8. Sunan Muria atau Raden Umar Said atau Raden Prawoto (lahir abad ke-15). Ia adalah putra Sunan Kalijaga dan berjasa menyiarkan Islam di pedesaan-pedesaan pulau Jawa. Dijuluki
Sunan Muria karena pusat kegiatan dakwahnya dan makamnya di Gunung
Muria. Dalam rangka berdakwah melalui budaya ia menciptakan tembang
dakwah Sinom dan Kinanti.
Sunan
Muria mencerminkan seorang sufi yang zuhud, yang memandang sangat kecil
pada dunia ini. Oleh sebab itu, ia tidak silau terhadapnya. Tugasnya
sehari-hari adalah mengasuh dan mendidik para santri yang ingin
menyelami ilmu tasawwuf, didampingi oleh putranya Raden Santri. Seperti
halnya sufi-sufi yang lain, Sunan Muria mencermin kan pribadi yang
menempatkan rasa cintanya kepada Allah diatas
segala-galanya. Sepanjang hidupnya dihabiskan untuk beribadah kepada
Allah SWT. Ia melihat sekeliling dengan empat mata; dua mata di kepala
untuk melihat dunia di sekitarnya dan dua mata di hatinya untuk melihat
kebenaran dan kemuliaan. Cahaya pandangnya senantiasa jauh menembus ke
alam yang tak terjangkau oleh akal pikiran. Ia selalu memohon kepada
Allah : “Ya Tuhan, beri aku cahaya dan tambahkan cahaya itu. Beri
aku cahaya di hati, telinga, mata, rambut, daging, dan tulang, bahkan
disetiap butiran darah dan sel-sel syaraf sekalipun”.

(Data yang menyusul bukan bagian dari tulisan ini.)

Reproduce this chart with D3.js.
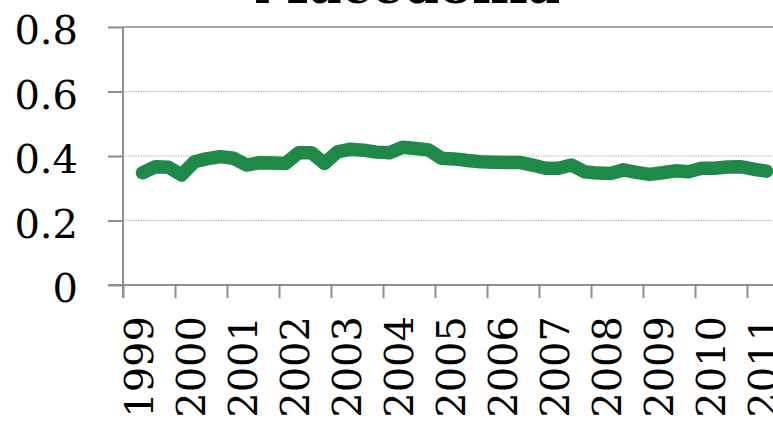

Sunan Muria menumpahkan ibadahnya dengan bermunajat kepada Allah SWT. Dia juga
mengajarkan tata krama dzikir kepada kepada Allah. Dibawah bimbingannya
orang-orang membenamkan dirinya untuk berdzikir kepada Allah. Hatinya
senantiasa ingat kepada Allah, dan lisannya tak pernah kering
mengucapkan kalimah Laa ilaaha illallah . Tangannya tak henti-hentinya menghitung butiran-butiran tasbih, terkadang diiringi goyangan badannya dari kanan ke kiri sebanyak hitungan dzikir yang dilisankan dengan suara pelan dan syahdu.
Sunan
Muria bersama santrinya mengisi hari-hari senggang nya di Tanjung
Jepara yang terpencil dari keramaian duniawi untuk berdzikir dan
berdo’a.
9. Sunan Gunung Jati atau Syarif Hidayatullah
(lahir di Mekkah tahun 1448 dan wapat di Gunung Jati, Cirebon Jawa
Barat). Ia banyak berjasa menyebarkan Islam di Pulau Jawa, terutama di
Jawa Barat. Ia adalah pendiri dinasti raja-raja Cirebon dan Banten.

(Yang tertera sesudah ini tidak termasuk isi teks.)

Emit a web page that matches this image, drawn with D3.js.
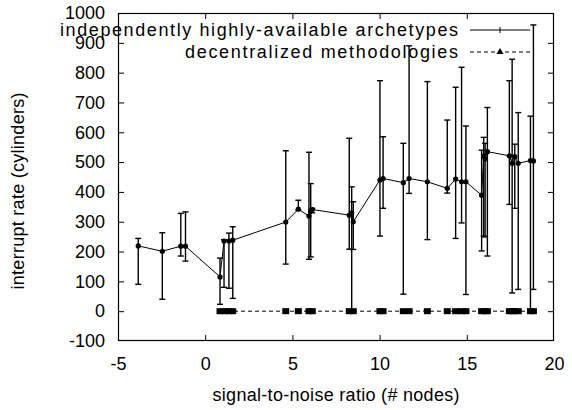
<!DOCTYPE html>
<html>
<head>
<meta charset="utf-8">
<script src="https://cdn.jsdelivr.net/npm/d3@7"></script>
<style>
  html, body { margin: 0; padding: 0; background: #fff; }
  text { font-family: "Liberation Sans", Arial, Helvetica, sans-serif; fill: #000; }
</style>
</head>
<body>
<svg id="chart" width="572" height="410"></svg>
<script>
// ---- data ----
const seriesNames = ["independently highly-available archetypes", "decentralized methodologies"];
const xTicks = [-5, 0, 5, 10, 15, 20];
const yTicks = [-100, 0, 100, 200, 300, 400, 500, 600, 700, 800, 900, 1000];
const xLabel = "signal-to-noise ratio (# nodes)";
const yLabel = "interrupt rate (cylinders)";

// series 1: x, value, low, high
const s1x   = [-3.84, -2.46, -1.40, -1.13, 0.85, 1.08, 1.36, 1.58, 4.62, 5.34, 5.95, 6.05, 6.14, 8.26, 8.40, 8.49, 10.02, 10.20, 11.36, 11.69, 12.74, 13.88, 14.36, 14.70, 14.95, 15.85, 15.97, 16.05, 16.18, 17.44, 17.60, 17.75, 17.95, 18.65, 18.82];
const s1y   = [219, 201, 218, 218, 115, 235, 235, 238, 299, 342, 319, 335, 341, 322, 330, 300, 440, 445, 431, 445, 434, 412, 443, 434, 434, 389, 520, 510, 535, 521, 496, 518, 496, 505, 504];
const s1lo  = [90, 40, 185, 168, 23, 80, 77, 43, 158, 339, 174, 182, 330, 208, 0, 207, 252, 345, 57, 395, 240, 396, 244, 296, 56, 202, 252, 249, 185, 358, 61, 345, 73, 5, 73];
const s1hi  = [244, 263, 328, 333, 178, 240, 262, 283, 538, 372, 533, 428, 345, 580, 417, 367, 773, 585, 563, 890, 770, 641, 751, 818, 621, 540, 583, 563, 683, 773, 845, 560, 666, 654, 960];

// series 2: x, value (all near zero)
const s2x = [0.85, 1.08, 1.36, 1.58, 4.62, 5.34, 5.95, 6.14, 8.26, 8.49, 10.02, 10.20, 11.36, 11.69, 12.74, 13.88, 14.36, 14.70, 14.95, 15.85, 16.05, 16.18, 17.44, 17.60, 17.75, 17.95, 18.65, 18.82];
const s2y = s2x.map(() => 0);

// ---- layout ----
const svg = d3.select("#chart");
const L = 118, R = 554, T = 13, B = 341;
const x = d3.scaleLinear().domain([-5, 20]).range([L, R]);
const y = d3.scaleLinear().domain([-100, 1000]).range([B, T]);
const FS = 18;

// frame
svg.append("rect").attr("x", L + 0.5).attr("y", T + 0.5)
  .attr("width", R - L - 1).attr("height", B - T - 1)
  .attr("fill", "none").attr("stroke", "#000").attr("stroke-width", 1.2);

// axes with inward ticks, labels
const xAxis = d3.axisBottom(x).tickValues(xTicks).tickSize(-6).tickPadding(16).tickFormat(d3.format("d"));
const gx = svg.append("g").attr("transform", `translate(0,${B})`).call(xAxis);
const xAxisTop = d3.axisTop(x).tickValues(xTicks).tickSize(-6).tickFormat("");
const gxt = svg.append("g").attr("transform", `translate(0,${T})`).call(xAxisTop);
const yAxis = d3.axisLeft(y).tickValues(yTicks).tickSize(-6).tickPadding(13);
const gy = svg.append("g").attr("transform", `translate(${L},0)`).call(yAxis);
const yAxisR = d3.axisRight(y).tickValues(yTicks).tickSize(-6).tickFormat("");
const gyr = svg.append("g").attr("transform", `translate(${R},0)`).call(yAxisR);
[gx, gxt, gy, gyr].forEach(g => {
  g.select(".domain").remove();
  g.selectAll("line").attr("stroke", "#000");
  g.selectAll("text").attr("font-size", FS).attr("font-family", "Liberation Sans, Arial, sans-serif").attr("fill", "#000");
});
// hide end ticks that coincide with frame edges
gx.selectAll(".tick line").filter(d => d === -5 || d === 20).remove();
gxt.selectAll(".tick line").filter(d => d === -5 || d === 20).remove();
gy.selectAll(".tick line").filter(d => d === -100 || d === 1000).remove();
gyr.selectAll(".tick line").filter(d => d === -100 || d === 1000).remove();
gy.selectAll("text").text(d => (d < 0 ? "-" + Math.abs(d) : String(d)));
gx.selectAll("text").text(d => (d < 0 ? "-" + Math.abs(d) : String(d)));

// axis titles
svg.append("text").attr("x", (L + R) / 2).attr("y", 401).attr("text-anchor", "middle")
  .attr("font-size", FS).attr("textLength", 247).attr("lengthAdjust", "spacing").text(xLabel);
svg.append("text").attr("transform", `translate(24,191) rotate(-90)`).attr("text-anchor", "middle")
  .attr("font-size", FS).attr("textLength", 197).attr("lengthAdjust", "spacing").text(yLabel);

// series data
const d1 = s1x.map((v, i) => ({ x: v, y: s1y[i], lo: s1lo[i], hi: s1hi[i] }));
const d2 = s2x.map((v, i) => ({ x: v, y: s2y[i] }));
const plot = svg.append("g");
const cap = 3;

// error bars series 1
const eb = plot.append("g").attr("stroke", "#000").attr("stroke-width", 1.4);
d1.forEach(d => {
  eb.append("line").attr("x1", x(d.x)).attr("x2", x(d.x)).attr("y1", y(d.lo)).attr("y2", y(d.hi));
  eb.append("line").attr("x1", x(d.x) - cap).attr("x2", x(d.x) + cap).attr("y1", y(d.lo)).attr("y2", y(d.lo));
  eb.append("line").attr("x1", x(d.x) - cap).attr("x2", x(d.x) + cap).attr("y1", y(d.hi)).attr("y2", y(d.hi));
});

// line series 1
const line = d3.line().x(d => x(d.x)).y(d => y(d.y));
plot.append("path").datum(d1).attr("d", line).attr("fill", "none").attr("stroke", "#000").attr("stroke-width", 1);
plot.append("g").selectAll("circle").data(d1).join("circle")
  .attr("cx", d => x(d.x)).attr("cy", d => y(d.y)).attr("r", 2.6).attr("fill", "#000");

// series 2
plot.append("path").datum(d2).attr("d", line).attr("fill", "none").attr("stroke", "#000")
  .attr("stroke-width", 1).attr("stroke-dasharray", "4,3");
plot.append("g").selectAll("rect").data(d2).join("rect")
  .attr("x", d => x(d.x) - 3.5).attr("y", d => y(d.y) - 3).attr("width", 7).attr("height", 6).attr("fill", "#000");

// legend
const legX2 = 458, sx1 = 470, sx2 = 530;
const rows = [30, 52];
svg.append("text").attr("x", legX2).attr("y", rows[0] + 6).attr("text-anchor", "end").attr("font-size", FS)
  .attr("textLength", 398).attr("lengthAdjust", "spacing").text(seriesNames[0]);
svg.append("text").attr("x", legX2).attr("y", rows[1] + 6).attr("text-anchor", "end").attr("font-size", FS)
  .attr("textLength", 273).attr("lengthAdjust", "spacing").text(seriesNames[1]);
svg.append("line").attr("x1", sx1).attr("x2", sx2).attr("y1", rows[0]).attr("y2", rows[0]).attr("stroke", "#000");
svg.append("line").attr("x1", 500).attr("x2", 500).attr("y1", rows[0] - 3).attr("y2", rows[0] + 3).attr("stroke", "#000");
svg.append("line").attr("x1", sx1).attr("x2", sx2).attr("y1", rows[1]).attr("y2", rows[1]).attr("stroke", "#000").attr("stroke-dasharray", "4,3");
svg.append("path").attr("d", d3.symbol(d3.symbolTriangle, 22)()).attr("transform", `translate(500,${rows[1]})`).attr("fill", "#000");
</script>
</body>
</html>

Sunan Gunung Jati adalah cucu Raja Pajajaran, Prabu Siliwangi. Dari
perkawinan Prabu Siliwangi dengan Nyai Subang Larang, lahirlah Raden
Walangsung sang, Nyai Lara Santang, dan Raja Sengara. Dari Nyai Lara
Santang lahirlah Syarif Hidayatullah. Dari Cirebon, Sunan Gunung Jati
mengembangkan agama Islam kedaerah lain di Jawa Barat seperti ;
Majalengka, Kuningan, Kawali (Galuh), Sunda Kelapa dan Banten. Ia
meletakkan dasar pengembangan Islam dan perdagangan orang-orang Islam di
Banten tahun 1525 atau 1526. Ketika kembali ke Cirebon, Banten
diserahkan kepada anaknya, Sultan Maulana Hasanuddin yang kemudian
menurunkan raja-raja Banten. Sunan Gunung Jati mendapat penghormatan
dari raja-raja lain di Jawa, seperti Demak dan Pajang, ia diberi gelar Raja Pandita karena kedudukannya sebagai raja dan ulama.